--- Data shown ---

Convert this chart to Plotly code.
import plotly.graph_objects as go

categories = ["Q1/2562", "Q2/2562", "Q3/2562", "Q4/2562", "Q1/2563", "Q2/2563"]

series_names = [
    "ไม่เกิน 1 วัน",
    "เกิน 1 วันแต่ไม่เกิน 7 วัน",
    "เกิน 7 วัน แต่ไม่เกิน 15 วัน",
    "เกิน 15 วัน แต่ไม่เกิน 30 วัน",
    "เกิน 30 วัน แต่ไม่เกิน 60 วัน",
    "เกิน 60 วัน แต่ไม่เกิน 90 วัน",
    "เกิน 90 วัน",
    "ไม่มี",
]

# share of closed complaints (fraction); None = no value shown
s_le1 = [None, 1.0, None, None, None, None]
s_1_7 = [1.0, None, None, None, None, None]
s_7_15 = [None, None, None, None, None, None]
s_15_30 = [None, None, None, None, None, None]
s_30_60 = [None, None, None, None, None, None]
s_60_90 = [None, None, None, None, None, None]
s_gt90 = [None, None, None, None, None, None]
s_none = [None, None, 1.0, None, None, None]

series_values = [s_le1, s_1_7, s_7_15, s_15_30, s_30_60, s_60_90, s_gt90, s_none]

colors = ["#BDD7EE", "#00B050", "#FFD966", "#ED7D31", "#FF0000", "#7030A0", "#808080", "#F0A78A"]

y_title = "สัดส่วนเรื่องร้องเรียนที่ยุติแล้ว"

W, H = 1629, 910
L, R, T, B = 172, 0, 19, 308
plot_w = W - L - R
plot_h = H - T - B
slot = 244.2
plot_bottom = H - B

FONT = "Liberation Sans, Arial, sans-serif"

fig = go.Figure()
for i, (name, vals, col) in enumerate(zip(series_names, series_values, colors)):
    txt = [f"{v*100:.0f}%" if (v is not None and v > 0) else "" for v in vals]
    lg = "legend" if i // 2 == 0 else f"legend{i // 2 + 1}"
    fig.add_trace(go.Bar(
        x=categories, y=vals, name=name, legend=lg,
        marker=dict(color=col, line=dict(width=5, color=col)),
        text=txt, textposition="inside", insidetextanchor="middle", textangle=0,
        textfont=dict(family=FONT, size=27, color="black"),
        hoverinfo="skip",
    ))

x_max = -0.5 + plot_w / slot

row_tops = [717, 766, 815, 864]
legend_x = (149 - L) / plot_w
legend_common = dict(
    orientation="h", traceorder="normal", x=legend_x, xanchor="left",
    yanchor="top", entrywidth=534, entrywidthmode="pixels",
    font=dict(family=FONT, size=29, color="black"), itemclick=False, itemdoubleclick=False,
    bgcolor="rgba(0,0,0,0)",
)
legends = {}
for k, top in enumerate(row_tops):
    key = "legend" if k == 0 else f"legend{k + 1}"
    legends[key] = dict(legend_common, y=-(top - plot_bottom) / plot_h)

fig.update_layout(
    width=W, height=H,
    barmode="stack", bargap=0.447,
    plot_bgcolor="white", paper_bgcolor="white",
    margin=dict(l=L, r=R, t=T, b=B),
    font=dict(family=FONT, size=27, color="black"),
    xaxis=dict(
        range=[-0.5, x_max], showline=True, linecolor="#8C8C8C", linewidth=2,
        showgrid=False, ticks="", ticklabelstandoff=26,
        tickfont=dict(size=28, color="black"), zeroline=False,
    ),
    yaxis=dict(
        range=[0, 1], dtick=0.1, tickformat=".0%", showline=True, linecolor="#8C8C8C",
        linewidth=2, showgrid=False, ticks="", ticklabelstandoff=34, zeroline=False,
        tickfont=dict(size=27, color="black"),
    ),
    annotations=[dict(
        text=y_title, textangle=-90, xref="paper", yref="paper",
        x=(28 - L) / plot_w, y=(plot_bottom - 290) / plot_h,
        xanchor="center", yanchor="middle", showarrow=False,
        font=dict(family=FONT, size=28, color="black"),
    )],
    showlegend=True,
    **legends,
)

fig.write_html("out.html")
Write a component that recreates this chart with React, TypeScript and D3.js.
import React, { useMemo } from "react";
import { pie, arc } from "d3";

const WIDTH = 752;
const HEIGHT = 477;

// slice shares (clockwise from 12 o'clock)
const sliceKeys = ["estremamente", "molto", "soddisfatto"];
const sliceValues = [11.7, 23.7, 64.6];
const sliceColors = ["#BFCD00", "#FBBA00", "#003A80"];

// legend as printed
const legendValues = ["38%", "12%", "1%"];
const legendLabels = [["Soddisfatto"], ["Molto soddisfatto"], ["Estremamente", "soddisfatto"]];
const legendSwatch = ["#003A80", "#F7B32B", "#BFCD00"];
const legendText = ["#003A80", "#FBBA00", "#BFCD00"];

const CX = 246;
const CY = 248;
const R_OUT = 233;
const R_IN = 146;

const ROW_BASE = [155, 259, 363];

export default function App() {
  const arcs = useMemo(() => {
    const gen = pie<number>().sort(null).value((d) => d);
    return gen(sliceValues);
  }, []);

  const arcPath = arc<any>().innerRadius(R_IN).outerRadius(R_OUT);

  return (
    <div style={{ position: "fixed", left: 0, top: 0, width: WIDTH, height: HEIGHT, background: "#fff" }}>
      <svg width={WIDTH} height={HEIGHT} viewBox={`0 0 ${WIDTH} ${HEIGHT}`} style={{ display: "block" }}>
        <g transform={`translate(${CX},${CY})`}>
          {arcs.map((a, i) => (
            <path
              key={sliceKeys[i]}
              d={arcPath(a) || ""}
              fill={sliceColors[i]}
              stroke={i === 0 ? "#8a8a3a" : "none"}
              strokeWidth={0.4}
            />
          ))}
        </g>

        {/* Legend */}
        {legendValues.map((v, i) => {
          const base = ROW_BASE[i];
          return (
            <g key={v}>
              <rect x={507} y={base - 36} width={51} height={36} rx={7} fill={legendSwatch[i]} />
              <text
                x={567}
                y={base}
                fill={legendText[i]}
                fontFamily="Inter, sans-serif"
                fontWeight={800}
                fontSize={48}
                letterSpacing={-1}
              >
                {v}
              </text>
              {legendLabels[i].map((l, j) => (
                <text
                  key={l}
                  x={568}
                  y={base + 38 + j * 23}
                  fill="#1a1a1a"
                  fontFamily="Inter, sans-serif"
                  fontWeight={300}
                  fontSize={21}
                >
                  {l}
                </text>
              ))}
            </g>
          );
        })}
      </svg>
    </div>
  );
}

---

## Set task
In this exercise, repeat all entries exactly.

## Expected output
Convert this chart to Plotly code.
import plotly.graph_objects as go

categories = ["Q1/2562", "Q2/2562", "Q3/2562", "Q4/2562", "Q1/2563", "Q2/2563"]

series_names = [
    "ไม่เกิน 1 วัน",
    "เกิน 1 วันแต่ไม่เกิน 7 วัน",
    "เกิน 7 วัน แต่ไม่เกิน 15 วัน",
    "เกิน 15 วัน แต่ไม่เกิน 30 วัน",
    "เกิน 30 วัน แต่ไม่เกิน 60 วัน",
    "เกิน 60 วัน แต่ไม่เกิน 90 วัน",
    "เกิน 90 วัน",
    "ไม่มี",
]

# share of closed complaints (fraction); None = no value shown
s_le1 = [None, 1.0, None, None, None, None]
s_1_7 = [1.0, None, None, None, None, None]
s_7_15 = [None, None, None, None, None, None]
s_15_30 = [None, None, None, None, None, None]
s_30_60 = [None, None, None, None, None, None]
s_60_90 = [None, None, None, None, None, None]
s_gt90 = [None, None, None, None, None, None]
s_none = [None, None, 1.0, None, None, None]

series_values = [s_le1, s_1_7, s_7_15, s_15_30, s_30_60, s_60_90, s_gt90, s_none]

colors = ["#BDD7EE", "#00B050", "#FFD966", "#ED7D31", "#FF0000", "#7030A0", "#808080", "#F0A78A"]

y_title = "สัดส่วนเรื่องร้องเรียนที่ยุติแล้ว"

W, H = 1629, 910
L, R, T, B = 172, 0, 19, 308
plot_w = W - L - R
plot_h = H - T - B
slot = 244.2
plot_bottom = H - B

FONT = "Liberation Sans, Arial, sans-serif"

fig = go.Figure()
for i, (name, vals, col) in enumerate(zip(series_names, series_values, colors)):
    txt = [f"{v*100:.0f}%" if (v is not None and v > 0) else "" for v in vals]
    lg = "legend" if i // 2 == 0 else f"legend{i // 2 + 1}"
    fig.add_trace(go.Bar(
        x=categories, y=vals, name=name, legend=lg,
        marker=dict(color=col, line=dict(width=5, color=col)),
        text=txt, textposition="inside", insidetextanchor="middle", textangle=0,
        textfont=dict(family=FONT, size=27, color="black"),
        hoverinfo="skip",
    ))

x_max = -0.5 + plot_w / slot

row_tops = [717, 766, 815, 864]
legend_x = (149 - L) / plot_w
legend_common = dict(
    orientation="h", traceorder="normal", x=legend_x, xanchor="left",
    yanchor="top", entrywidth=534, entrywidthmode="pixels",
    font=dict(family=FONT, size=29, color="black"), itemclick=False, itemdoubleclick=False,
    bgcolor="rgba(0,0,0,0)",
)
legends = {}
for k, top in enumerate(row_tops):
    key = "legend" if k == 0 else f"legend{k + 1}"
    legends[key] = dict(legend_common, y=-(top - plot_bottom) / plot_h)

fig.update_layout(
    width=W, height=H,
    barmode="stack", bargap=0.447,
    plot_bgcolor="white", paper_bgcolor="white",
    margin=dict(l=L, r=R, t=T, b=B),
    font=dict(family=FONT, size=27, color="black"),
    xaxis=dict(
        range=[-0.5, x_max], showline=True, linecolor="#8C8C8C", linewidth=2,
        showgrid=False, ticks="", ticklabelstandoff=26,
        tickfont=dict(size=28, color="black"), zeroline=False,
    ),
    yaxis=dict(
        range=[0, 1], dtick=0.1, tickformat=".0%", showline=True, linecolor="#8C8C8C",
        linewidth=2, showgrid=False, ticks="", ticklabelstandoff=34, zeroline=False,
        tickfont=dict(size=27, color="black"),
    ),
    annotations=[dict(
        text=y_title, textangle=-90, xref="paper", yref="paper",
        x=(28 - L) / plot_w, y=(plot_bottom - 290) / plot_h,
        xanchor="center", yanchor="middle", showarrow=False,
        font=dict(family=FONT, size=28, color="black"),
    )],
    showlegend=True,
    **legends,
)

fig.write_html("out.html")
Write a component that recreates this chart with React, TypeScript and D3.js.
import React, { useMemo } from "react";
import { pie, arc } from "d3";

const WIDTH = 752;
const HEIGHT = 477;

// slice shares (clockwise from 12 o'clock)
const sliceKeys = ["estremamente", "molto", "soddisfatto"];
const sliceValues = [11.7, 23.7, 64.6];
const sliceColors = ["#BFCD00", "#FBBA00", "#003A80"];

// legend as printed
const legendValues = ["38%", "12%", "1%"];
const legendLabels = [["Soddisfatto"], ["Molto soddisfatto"], ["Estremamente", "soddisfatto"]];
const legendSwatch = ["#003A80", "#F7B32B", "#BFCD00"];
const legendText = ["#003A80", "#FBBA00", "#BFCD00"];

const CX = 246;
const CY = 248;
const R_OUT = 233;
const R_IN = 146;

const ROW_BASE = [155, 259, 363];

export default function App() {
  const arcs = useMemo(() => {
    const gen = pie<number>().sort(null).value((d) => d);
    return gen(sliceValues);
  }, []);

  const arcPath = arc<any>().innerRadius(R_IN).outerRadius(R_OUT);

  return (
    <div style={{ position: "fixed", left: 0, top: 0, width: WIDTH, height: HEIGHT, background: "#fff" }}>
      <svg width={WIDTH} height={HEIGHT} viewBox={`0 0 ${WIDTH} ${HEIGHT}`} style={{ display: "block" }}>
        <g transform={`translate(${CX},${CY})`}>
          {arcs.map((a, i) => (
            <path
              key={sliceKeys[i]}
              d={arcPath(a) || ""}
              fill={sliceColors[i]}
              stroke={i === 0 ? "#8a8a3a" : "none"}
              strokeWidth={0.4}
            />
          ))}
        </g>

        {/* Legend */}
        {legendValues.map((v, i) => {
          const base = ROW_BASE[i];
          return (
            <g key={v}>
              <rect x={507} y={base - 36} width={51} height={36} rx={7} fill={legendSwatch[i]} />
              <text
                x={567}
                y={base}
                fill={legendText[i]}
                fontFamily="Inter, sans-serif"
                fontWeight={800}
                fontSize={48}
                letterSpacing={-1}
              >
                {v}
              </text>
              {legendLabels[i].map((l, j) => (
                <text
                  key={l}
                  x={568}
                  y={base + 38 + j * 23}
                  fill="#1a1a1a"
                  fontFamily="Inter, sans-serif"
                  fontWeight={300}
                  fontSize={21}
                >
                  {l}
                </text>
              ))}
            </g>
          );
        })}
      </svg>
    </div>
  );
}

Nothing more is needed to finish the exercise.